It was blackout conditions for theatre-goers when they turned up at the Royal & Derngate to enjoy a night of nostalgic musical whimsy with the effervescent Mr Gary Wilmot in Radio Times but the wartime conditions only added to the fun.
Was it the corny Max Miller-style jokes and puns, the energy of a highly talented cast, or a longing for good, old fashioned vaudeville that put a smile on everyone’s faces? This was a feel-good show that delivered a night of pure joy.
The Bletchley-based performer leads a gang of entertainers working on a show called Variety Bandwagon for the BBC Home Service during the Second World War.
They’re based in an underground theatre in London called The Criterion and they are about to make radio history by broadcasting to America.
The only problem is that they haven’t got a full cast and their script has been censored. Will they be all right on the night? Will Wilmot, playing cheeky chappie and MC Sammy Shaw, come up with a show that could prompt the USA to come into the war?
Radio was the country’s lifeline during those dark times and its shows were huge morale boosters.

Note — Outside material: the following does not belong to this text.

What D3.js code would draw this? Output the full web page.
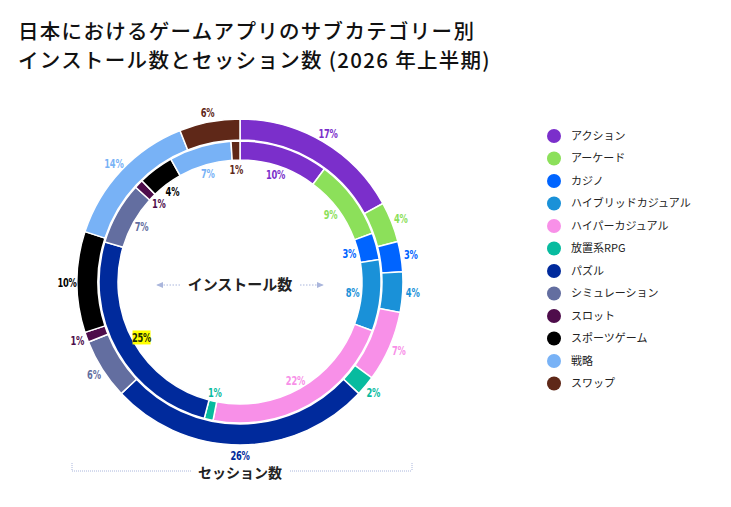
<!DOCTYPE html>
<html>
<head>
<meta charset="utf-8">
<script src="https://cdn.jsdelivr.net/npm/d3@7"></script>
<style>
  body { margin: 0; background: #fff; }
  svg { display: block; }
  .pct { font-family: "DejaVu Sans Condensed", "DejaVu Sans", sans-serif; font-stretch: condensed; font-weight: bold; font-size: 12.5px; }
</style>
</head>
<body>
<div id="chart"></div>
<script>
var categories = ["アクション", "アーケード", "カジノ", "ハイブリッドカジュアル", "ハイパーカジュアル", "放置系RPG",
                  "パズル", "シミュレーション", "スロット", "スポーツゲーム", "戦略", "スワップ"]
var installs = [10, 9, 3, 8, 22, 1, 25, 7, 1, 4, 7, 1]
var sessions = [17, 4, 3, 4, 7, 2, 26, 6, 1, 10, 14, 6]
var colors = ["#7b2fcb", "#8ce05a", "#0064ff", "#1a91d8", "#f890e8", "#08bb9f",
              "#002a9c", "#636ea0", "#4e0d4b", "#000000", "#78b2f6", "#5f2818"]

var width = 731, height = 507
var cx = 240, cy = 282

var svg = d3.select("#chart").append("svg")
    .attr("width", width)
    .attr("height", height)

// title
var title = svg.append("text")
    .attr("x", 18)
    .attr("font-family", "'Noto Sans CJK JP', sans-serif")
    .attr("font-weight", 500)
    .attr("font-size", 20.5)
    .attr("letter-spacing", 1.3)
    .attr("fill", "#111")
title.append("tspan").attr("x", 18).attr("y", 39).text("日本におけるゲームアプリのサブカテゴリー別")
title.append("tspan").attr("x", 18).attr("y", 68).text("インストール数とセッション数 (2026 年上半期)")

var pie = d3.pie().sort(null).value(function(d) { return d.v })

var g = svg.append("g").attr("transform", "translate(" + cx + "," + cy + ")")

function ring(values, inner, outer, labelR, cls) {
    var data = values.map(function(v, i) { return { v: v, i: i } })
    var arc = d3.arc().innerRadius(inner).outerRadius(outer)
    var labelArc = d3.arc().innerRadius(labelR).outerRadius(labelR)
    var slices = pie(data)

    g.selectAll("path." + cls)
        .data(slices)
        .enter().append("path")
        .attr("class", cls)
        .attr("d", arc)
        .attr("fill", function(d) { return colors[d.data.i] })
        .attr("stroke", "#fff")
        .attr("stroke-width", 1.5)

    var labels = g.selectAll("g." + cls + "lbl")
        .data(slices)
        .enter().append("g")
        .attr("class", cls + "lbl")
        .attr("transform", function(d) { return "translate(" + labelArc.centroid(d) + ")" })

    labels.each(function(d) {
        var sel = d3.select(this)
        var hl = cls == "inner" && d.data.i == 6
        if (hl) {
            sel.append("rect")
                .attr("x", -9).attr("y", -7)
                .attr("width", 18).attr("height", 14)
                .attr("fill", "#ffff00")
        }
        sel.append("text")
            .attr("class", "pct")
            .attr("text-anchor", "middle")
            .attr("dy", "0.36em")
            .attr("transform", "scale(0.74,1)")
            .attr("letter-spacing", -0.3)
            .attr("fill", hl ? "#1c2e05" : colors[d.data.i])
            .text(d.data.v + "%")
    })
}

ring(sessions, 142, 163, 173, "outer")
ring(installs, 122, 141, 113, "inner")

// center label
var axisColor = "#aab6dc"
g.append("text")
    .attr("text-anchor", "middle")
    .attr("y", 8)
    .attr("font-family", "'Noto Sans CJK JP', sans-serif")
    .attr("font-weight", "bold")
    .attr("font-size", 15)
    .attr("fill", "#222")
    .text("インストール数")

svg.append("defs").append("marker")
    .attr("id", "arrow")
    .attr("viewBox", "0 0 10 10")
    .attr("refX", 8).attr("refY", 5)
    .attr("markerWidth", 8).attr("markerHeight", 8)
    .attr("orient", "auto-start-reverse")
    .append("path")
    .attr("d", "M0,1 L9,5 L0,9 Z")
    .attr("fill", axisColor)

g.append("line")
    .attr("x1", -60).attr("x2", -83).attr("y1", 3).attr("y2", 3)
    .attr("stroke", axisColor).attr("stroke-dasharray", "1.5,1.5")
    .attr("marker-end", "url(#arrow)")
g.append("line")
    .attr("x1", 60).attr("x2", 83).attr("y1", 3).attr("y2", 3)
    .attr("stroke", axisColor).attr("stroke-dasharray", "1.5,1.5")
    .attr("marker-end", "url(#arrow)")

// session bracket
svg.append("text")
    .attr("x", cx)
    .attr("y", 478)
    .attr("text-anchor", "middle")
    .attr("font-family", "'Noto Sans CJK JP', sans-serif")
    .attr("font-weight", "bold")
    .attr("font-size", 14)
    .attr("fill", "#222")
    .text("セッション数")

var bracket = [[72, 192], [290, 412]]
bracket.forEach(function(b) {
    svg.append("line")
        .attr("x1", b[0]).attr("x2", b[1]).attr("y1", 471).attr("y2", 471)
        .attr("stroke", axisColor).attr("stroke-dasharray", "1,1")
})
;[72, 412].forEach(function(x) {
    svg.append("line")
        .attr("x1", x).attr("x2", x).attr("y1", 463).attr("y2", 471)
        .attr("stroke", axisColor).attr("stroke-dasharray", "1,1")
})

// legend
var legend = svg.append("g").attr("transform", "translate(554,136)")
var item = legend.selectAll("g")
    .data(categories)
    .enter().append("g")
    .attr("transform", function(d, i) { return "translate(0," + (i * 22.5) + ")" })

item.append("circle")
    .attr("r", 7)
    .attr("fill", function(d, i) { return colors[i] })

item.append("text")
    .attr("x", 17)
    .attr("dy", "0.35em")
    .attr("font-family", "'Noto Sans CJK JP', sans-serif")
    .attr("font-size", 11)
    .attr("fill", "#222")
    .text(function(d) { return d })
</script>
</body>
</html>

Wilmot dazzles as Shaw, delivering gags, songs and dance numbers with his usual finesse. It’s a mystery why we don’t see more of this incredibly charismatic performer.
He is almost eclipsed by the gorgeous Vivien Carter who plays one of the radio cast members. If he is Mr Personality then she is Miss Congeniality, complete with a megawatt smile, a great voice and a talent in the chorus line.
John Conroy does his best to upstage everyone. He starts out as the straight-by-the book BBC suit given the task of coming up with a dull but worthy light entertainment show, before surprising himself as a one-man comedy act that produces laughs a minute.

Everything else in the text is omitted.